Unlike many other digital cameras that stored photos in “volatile” memory that required battery power to prevent file loss– this video graphics array (VGA) resolution camera was the first to save image files in the kind of solid-state flash memory that is now the near-universal storage medium in digital cameras.
Generally believed to be the first consumer (under $1,000) camera to take color images on a single sensor, the QuickTake, designed by Kodak and manufactured by Chinon in Japan, captured at VGA resolution. It represented the first take on photography by Apple.
Foreshadowing the camera phone and Wi-Fi-equipped cameras that wouldn't appear until many years later, the 1994 Olympus Deltis VC-1100 model was the first digital camera with the ability to transmit images over a phone line, without the intermediary of a computer or other device!
The Nikon D1 was the first DSLR body designed from scratch by a single manufacturer.

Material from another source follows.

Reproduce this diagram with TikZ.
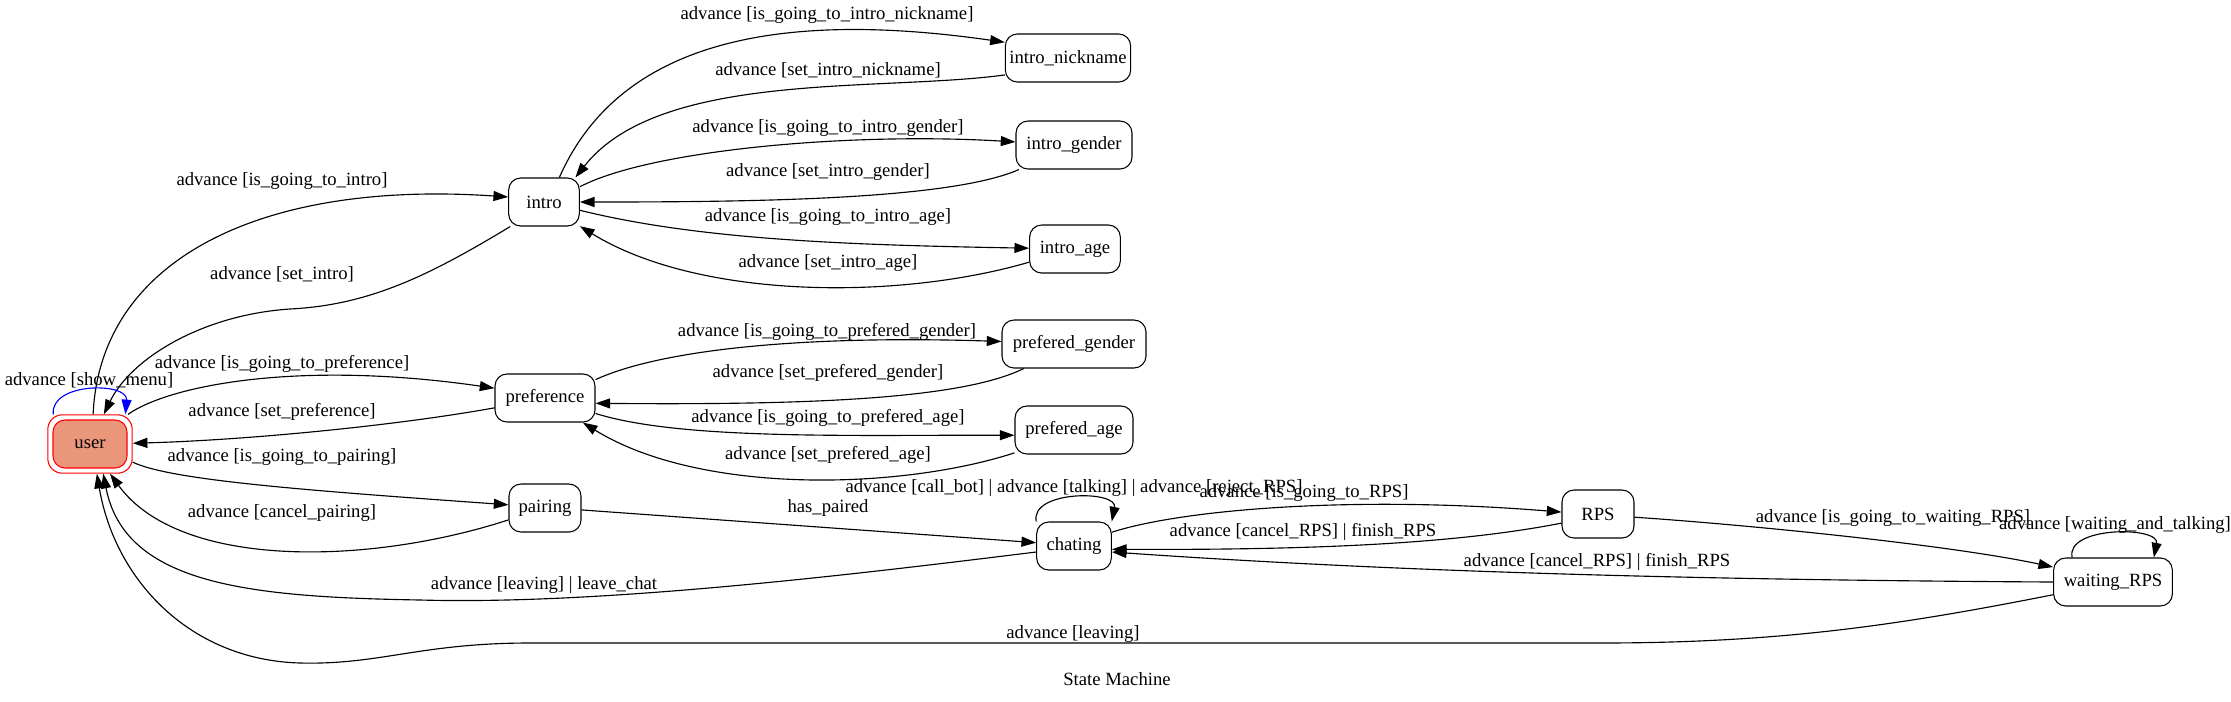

It completely changed the game for SLRS at that time- dropping the price of a digital SLR by more than half.
The Casio Exilim EX-S1/EX-M1 leapt forward in the ultracompact design race with the 0.4-inch-thick EX-S1 “wearable card camera.”
When this 6MP DSLR was announced on the Internet, editors scurried to redo the cover to trumpet the first DSLR priced below $1,000 ($999.99, street, with kit lens). The Reb flew off the shelves and proved to be the tipping point for countless serious amateur photographers to switch from film to digital.
The Canon EOS 5D had the popular new market category all to itself until 2008, when Nikon and Sony released their D700 and Alpha 900.
The GoPro Digital Hero 3 is introduced to the market and offers go-anywhere cams with rugged cases. Now most people who do sports, ride bicycles and even drive cars have these.
The first ever Apple iPhone is introduced. Though Apple was not the first to include camera phones– they combined a simple camera interface, intuitive downloading and sharing tools, and, in 2008, a highly accessible platform for third-party photo apps– making these incredibly popular.
Polaroid announces it is discontinuing the production of all instant film products, citing the rise of digital imaging technology.
When Panasonic took the mirror and prism assembly out of a DSLR and replaced them with an electronic viewfinder, the resulting camera, the Lumix G1, became the world’s first Compact System Camera.
The Nikon D800 comes to the market with an unprecedented 36 million pixel full frame sensor.
The iPhone 7 introduces its latest in camera technology- a camera has a six-element lens and a 12-megapixel sensor.